*Exercise objective*
Reproduce, exactly and in full, the lines from the one with "Rebuild this chart" through the one with "bin_width = 2.4" in the data below; drop pictures.

** BEGIN Data records **

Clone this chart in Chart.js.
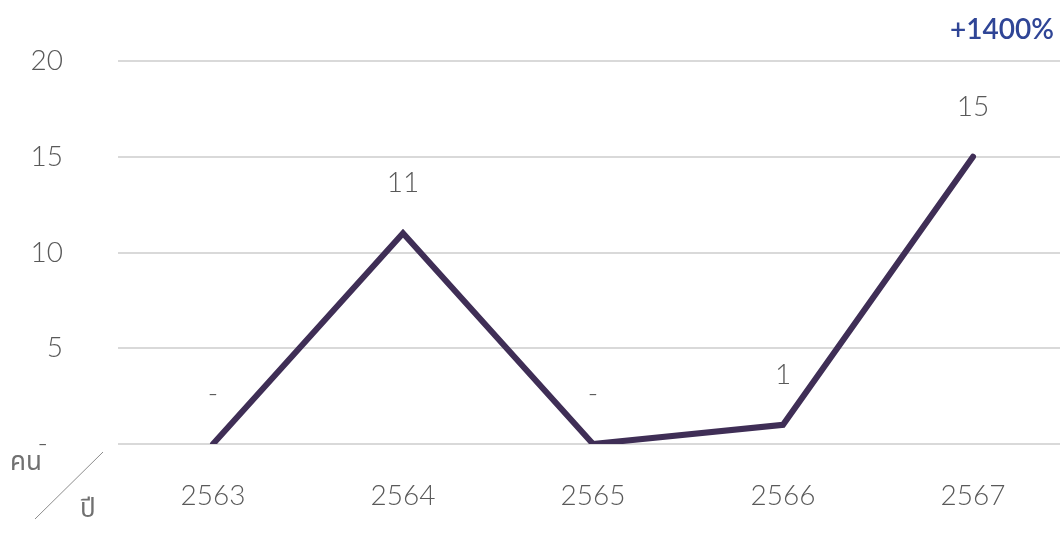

** END Data records **
** BEGIN Data records **

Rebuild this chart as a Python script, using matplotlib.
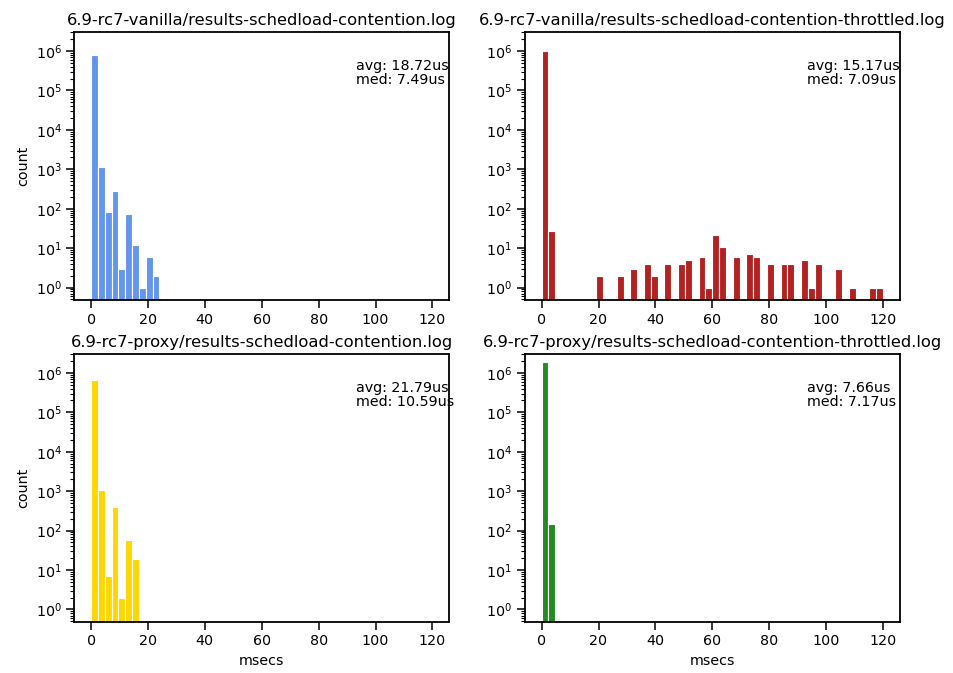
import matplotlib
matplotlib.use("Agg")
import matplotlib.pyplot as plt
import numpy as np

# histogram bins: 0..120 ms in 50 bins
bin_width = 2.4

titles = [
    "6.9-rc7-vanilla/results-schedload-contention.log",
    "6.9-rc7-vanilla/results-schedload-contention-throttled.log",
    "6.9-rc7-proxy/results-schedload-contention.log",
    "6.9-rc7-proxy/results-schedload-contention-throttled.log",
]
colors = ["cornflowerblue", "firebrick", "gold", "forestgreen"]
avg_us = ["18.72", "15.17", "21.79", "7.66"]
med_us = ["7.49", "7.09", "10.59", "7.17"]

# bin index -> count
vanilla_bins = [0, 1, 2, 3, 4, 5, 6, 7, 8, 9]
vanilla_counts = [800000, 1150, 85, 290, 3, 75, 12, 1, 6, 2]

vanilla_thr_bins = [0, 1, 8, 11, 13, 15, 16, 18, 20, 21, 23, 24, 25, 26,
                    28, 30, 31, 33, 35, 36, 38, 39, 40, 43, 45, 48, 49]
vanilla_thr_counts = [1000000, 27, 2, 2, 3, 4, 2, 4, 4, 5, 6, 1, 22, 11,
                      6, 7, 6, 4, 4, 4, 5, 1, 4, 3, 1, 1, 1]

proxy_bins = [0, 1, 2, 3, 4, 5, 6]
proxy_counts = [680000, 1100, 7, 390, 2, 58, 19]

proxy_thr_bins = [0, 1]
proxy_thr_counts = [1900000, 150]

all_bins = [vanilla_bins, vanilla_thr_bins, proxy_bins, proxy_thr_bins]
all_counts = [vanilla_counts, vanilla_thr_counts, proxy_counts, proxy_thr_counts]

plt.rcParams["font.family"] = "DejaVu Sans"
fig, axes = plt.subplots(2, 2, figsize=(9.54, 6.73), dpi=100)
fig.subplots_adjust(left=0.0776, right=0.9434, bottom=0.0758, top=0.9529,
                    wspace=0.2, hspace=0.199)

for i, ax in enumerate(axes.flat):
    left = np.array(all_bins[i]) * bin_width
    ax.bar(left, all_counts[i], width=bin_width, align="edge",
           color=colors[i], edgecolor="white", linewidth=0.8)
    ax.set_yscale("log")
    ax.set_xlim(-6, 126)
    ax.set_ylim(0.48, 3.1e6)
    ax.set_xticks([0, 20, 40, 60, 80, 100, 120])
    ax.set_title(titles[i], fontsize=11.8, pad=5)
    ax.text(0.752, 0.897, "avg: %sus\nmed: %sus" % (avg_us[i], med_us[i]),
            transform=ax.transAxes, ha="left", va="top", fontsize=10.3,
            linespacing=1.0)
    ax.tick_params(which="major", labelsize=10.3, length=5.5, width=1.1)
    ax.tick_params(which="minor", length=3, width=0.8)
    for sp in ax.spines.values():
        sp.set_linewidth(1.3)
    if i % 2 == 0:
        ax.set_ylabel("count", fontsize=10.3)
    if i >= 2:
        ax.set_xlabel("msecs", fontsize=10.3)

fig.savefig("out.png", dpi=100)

** END Data records **
** BEGIN Data records **

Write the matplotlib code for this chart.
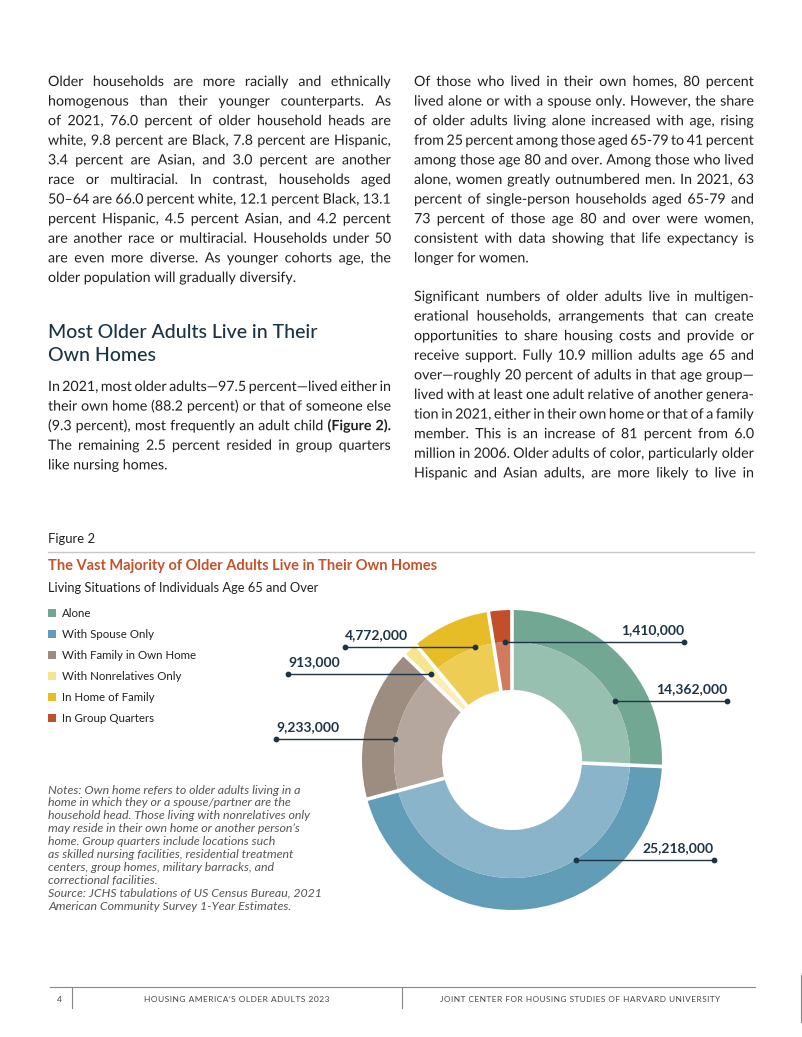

** END Data records **

*Exercise result*
Rebuild this chart as a Python script, using matplotlib.
import matplotlib
matplotlib.use("Agg")
import matplotlib.pyplot as plt
import numpy as np

# histogram bins: 0..120 ms in 50 bins
bin_width = 2.4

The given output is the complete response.